Why Good Journalism Matters


The relevance of probing but credible journalism to good governance was the focus of the 67th World Congress of the International Press Institute (IPI) which held in Abuja from Thursday, June 21 to Saturday, June 23, 2018. With the theme ‘Why Good Journalism Matters: Quality Media for Strong Societies,’ publishers, veteran journalists, media development organisations and other media enthusiasts rubbed minds on the challenges facing journalism with the advent of the social media and the accompanying credibility question.

President Muhammadu Buhari, who declared the conference open, captured the essence of good journalism in his address to the congress. He said, “In an environment where fake news dwarfs investigative reporting, good journalism matters. For survival in an increasingly competitive field, good journalism matters.” This statement speaks volumes on the expectations of not only the public but even those in government from the media. They expect journalists to engage in investigative reporting, which by its nature holds the powerful in the society accountable for their deeds. In the same breath Buhari touched on the malaise of the media in the current era – fake news.

The concept of fake news has crawled out of the shell of the liberalisation of the media by the internet and social media which has produced more citizen journalists than trained professional journalists. As emphasis is placed on clicks, likes and other methods of news amplification on social media platforms, the wave of unverified reports that invade mobile phones, tablets and desktop computers totally drowns good reporting in the traditional media.

Panellists who tackled the various ramifications of the challenges facing the media advocated the setting up of fact-checking and verification desks to sieve stories that are peddled on the social media and other sources before they are published. Actually, verification is an integral part of news business, but the multiple challenges and embarrassments besetting the newsroom have necessitated its expansion. The media should rise to the occasion and defend its credibility by weeding out fake news from their outlets.

Another issue that panellists deliberated upon is threat, the kind of threat that endangers its survival. Funding the media has become increasingly difficult. It seems to defy innovations, but publishers and editors were encouraged not to give up. In Nigeria for instance, the cost of importing newsprint is crippling newspapers since the exchange rate swiftly increased from about N200/$1 to N360/$1. As one of the essential materials for newspaper production is the newsprint, it has been a tough task for newspapers to keep afloat in an atmosphere of dwindling readership and advert revenue. Perhaps the situation would have been different if the private companies that bought the paper mills sold to them under Nigeria’s privatization policy had lifted the companies from their deathbed.

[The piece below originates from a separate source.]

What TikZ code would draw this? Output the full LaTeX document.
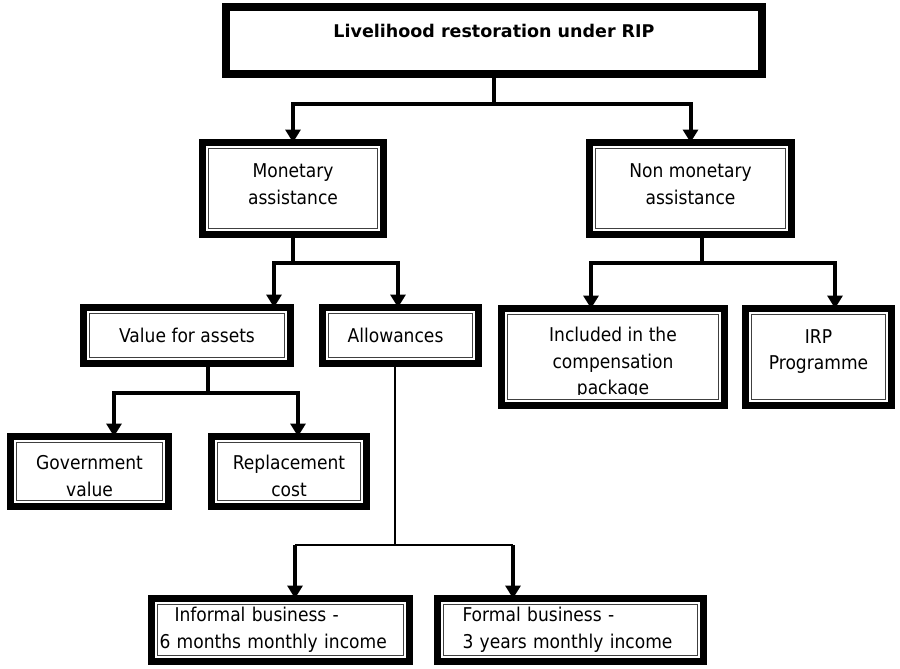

Without a vibrant media, citizens’ participation in politics and other civic activities will be limited. The media provide the platform for freedom of expression that is guaranteed in the Constitution. It is for this reason that it is imperative for government to come up with measures that would help cushion the effects of the harsh economy on the media. This could be through concessionary rate for accessing foreign exchange or waivers of import duty. In some climes, publishing houses receive aid from government because of their roles in informing and educating the people on government policies. It will not be out of place for government to adopt some of these measures to provide oxygen for the media and prevent it from suffocating to death.

Furthermore, government and security agencies should desist from violating the rights of journalists. Dozens of journalists are arrested and kept in custody against the prescriptions of the law. All over the world journalists are arrested, detained, battered or even killed for carrying out their legitimate assignments. These acts must stop as they encourage praise singing and image laundering journalism, while discouraging journalists from practising good journalism.